Alright, so I had started an entry earlier in the day but never got to finish it cause of my damn phone. I’m trying to text a friend to let her know my screen’s fucked and I don’t know when I’ll be able to get it fix or what not and I can’t even finish the text as the screen just screws up before. Grr! I really hope I can get this screen fix real quick. I’m just not sure where to go and on top of things, it’s the weekend so with my luck I’d have to wait until next week. I just don’t want to spend money on a new phone if I can get this one fix for cheaper. I guess I shall wait and see but the wait is honestly killing me. I’m trying to watch my shows and in the back of my head I’m thinking about the phone. I just hate myself when I’m this way. Anyways, let’s get going with the entry.
As always, I’m exhausted and I don’t know what to do about it anymore. I’m still taking my sleeping pills and seem to be sleeping okay but I have such a hard time in the morning. Doesn’t matter if I sleep seven, eight or ten hours, seems to all be the same. I look like a zombie in the morning and even my makeup doesn’t seem to help anymore.
I wasn’t too sure about the movie I had picked last night. It was cute but a bit meh. Nothing like Halloweentown that I love so much which I should of maybe watched that instead.
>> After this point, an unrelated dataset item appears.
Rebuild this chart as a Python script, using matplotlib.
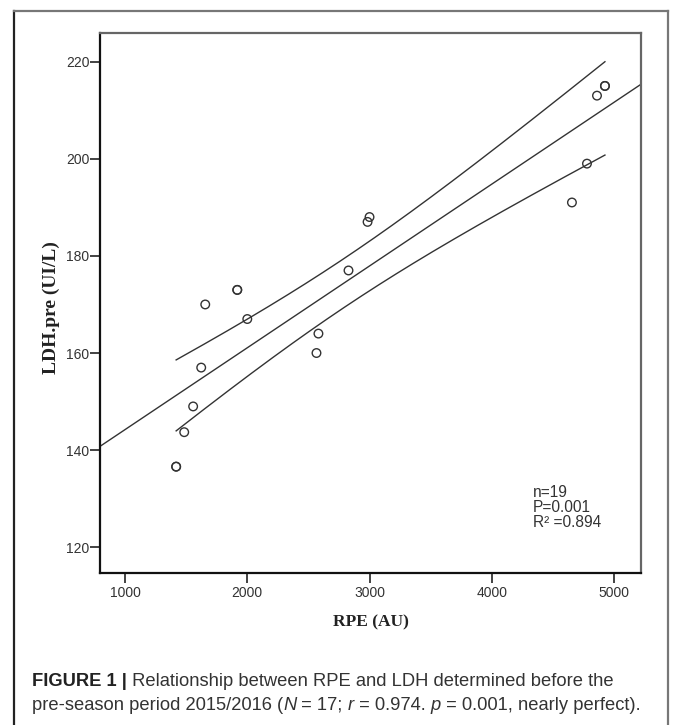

I just wanted to watch something new. I was done around 1:30 am, went to bed and read a bit. Again, put my book away to just rest a little but ended up falling asleep. Woke up around 3 am to put my stuff away and actually sleep.
Anyways, my day wasn’t too bad beside the fact that I knew one client would ask me about what happened on Sat since I had cancelled him. I told him I had a family emergency and he said “I hope the person is okay” which I responded “Oh yea!”. He doesn’t need to know what is going on in my personal life and to be honest, saying that the person was okay sorta made me feel like I am accepting my brother’s passing. I didn’t lie about him being okay, I do believe that he is now okay.
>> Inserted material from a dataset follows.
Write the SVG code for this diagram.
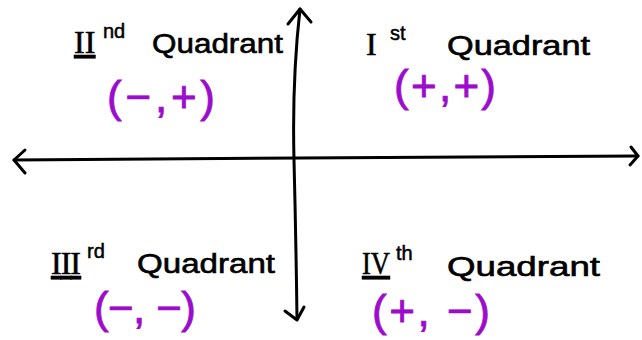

My husband had said something I really didn’t like last night. For a lil while, when someone would could we would joke around and be like “who died now?!” cause we both don’t talk much to our family so people mostly just call when something happens. That said, my dear hub said that last night when my mom called and I didn’t take it too well. It was just too soon for that one. He was really sorry about it as it just came out but yea..
Mom should be home from work so I should call her, I need to complain about my phone to someone. I also want to see how her day at work went. I still wish she would of took the day to herself to rest.